Do you ever feel like you're making this harder for yourselves on purpose? You've gotta keep really flexible. We have all the stuff you need to build a pop-up restaurant in our suitcases. Mine has an induction stove, a blender, and a sous-vide machine, wrapped up in the four items of clothing that I have. We have a celebration every time we make it through customs. In New York, we got a cut-down fir tree through. I had these beautiful scallop shells we were going to use to serve a dish lined around the outside of the case and a Christmas tree inside it. It was the most ridiculous thing. Sometimes you just have moments where you think, What the hell are we doing? I don't think we'd come up with that kind of stuff if we had money and didn't have to do it.
Do you think you'd ever settle down and open a brick-and-mortar restaurant? I don't know. We're kind of commitment-phobes. I think you have a lot of restaurants where at first it feels right and when you go there six months later, it's just lost its verve. We get to live in the honeymoon period of every restaurant we open. We're also free from a lot of the issues that big restaurants suffer from, because it's not like we've got two or three stars and are freaking out about losing them. There's a lot more room to take risks.
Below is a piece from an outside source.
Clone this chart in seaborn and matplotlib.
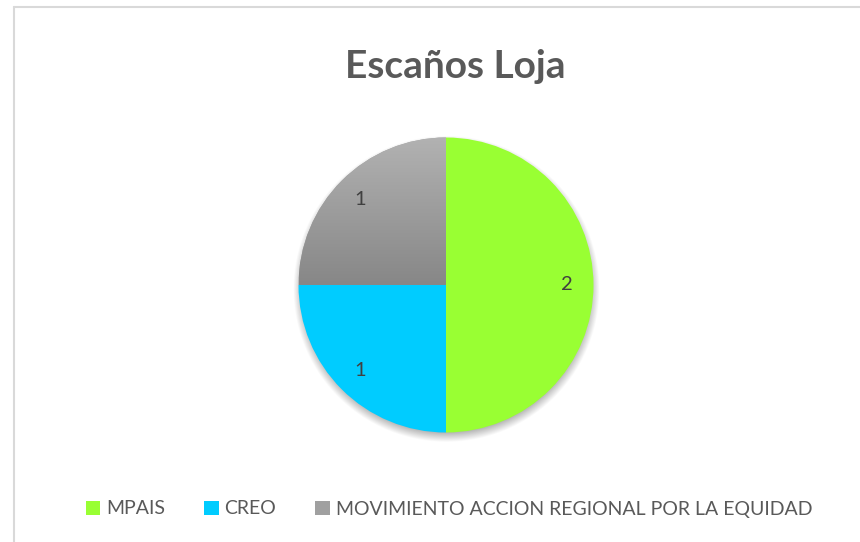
import numpy as np
import matplotlib
matplotlib.use("Agg")
import matplotlib.pyplot as plt
import seaborn as sns
from matplotlib.lines import Line2D

# datos
partidos = ["MPAIS", "CREO", "MOVIMIENTO ACCION REGIONAL POR LA EQUIDAD"]
escanos = [2, 1, 1]
colores = ["#99FF33", "#00CCFF", "#A0A0A0"]

sns.set_theme(style="white")
plt.rcParams["font.family"] = ["Lato", "DejaVu Sans"]

W, H = 860, 542
fig = plt.figure(figsize=(W / 100, H / 100), dpi=100)
fig.patch.set_facecolor("white")

# marco del gráfico
fig.add_artist(Line2D([14 / W, 14 / W], [0, 1 - 7 / H], color="#D9D9D9", lw=1.5))
fig.add_artist(Line2D([14 / W, 1], [1 - 7 / H, 1 - 7 / H], color="#D9D9D9", lw=1.5))

# ejes del pastel
cx, cy, r = 446, 285, 147.5
lim = 1.1
half = r * lim
ax = fig.add_axes([(cx - half) / W, (H - cy - half) / H, 2 * half / W, 2 * half / H])
ax.set_axis_off()

# sombra suave
g = np.linspace(-lim, lim, 400)
xx, yy = np.meshgrid(g, g)
dist = np.sqrt((xx - 0.0) ** 2 + (yy + 0.03) ** 2)
alpha = np.clip((1.04 - dist) / 0.08, 0, 1) * 0.35
sombra = np.zeros((400, 400, 4))
sombra[..., 3] = alpha
ax.imshow(sombra, extent=[-lim, lim, -lim, lim], origin="lower", zorder=0)

total = sum(escanos)
wedges, textos, autotextos = ax.pie(
    escanos,
    colors=colores,
    startangle=90,
    counterclock=False,
    autopct=lambda p: f"{round(p * total / 100)}",
    pctdistance=0.82,
    wedgeprops=dict(linewidth=0),
    textprops=dict(color="#404040", fontsize=14.5),
)
for w in wedges:
    w.set_zorder(1)

# degradado del sector gris
grad = np.linspace(0, 1, 256).reshape(-1, 1)
cmap = matplotlib.colors.LinearSegmentedColormap.from_list("g", ["#878787", "#B2B2B2"])
img = ax.imshow(grad, extent=[-1, 0, 0, 1], origin="lower", cmap=cmap, aspect="auto", zorder=1.5)
img.set_clip_path(wedges[2])
for t in autotextos:
    t.set_zorder(3)

ax.set_xlim(-lim, lim)
ax.set_ylim(-lim, lim)

fig.text(455 / W, 1 - 66 / H, "Escaños Loja", ha="center", va="center",
         fontsize=28, fontweight="bold", color="#595959")

fig.legend(wedges, partidos, loc="center", bbox_to_anchor=(449 / W, 1 - 509 / H),
           ncol=3, frameon=False, fontsize=14, handlelength=0.75, handleheight=0.75,
           handletextpad=0.3, columnspacing=2.0, labelcolor="#595959")

fig.savefig("out.png", dpi=100, facecolor="white")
It does seem to have evolved and changed conceptually quite a bit—not easy to do under more normal circumstances. It's funny all the stuff you pick up along the way that you would never have seen coming. I think the reason that we've been able to do this is we're just real people. Everyone asks, "How'd you become a chef?" I'd love to tell you that I grew up as a child tending our allotments and I worked through my teenage angst with a range of homemade jams, but that's just not the reality of it. Both my parents work and I grew up loving lasagna and fajitas. We're not the chefs that are completely immersed in ingredients. I mean, we love it, but we've learned that there's more in the relationships. If you can keep that kind of connection with the people you're eating with, you can create a more sincere experience.
Thanks so much for speaking with me.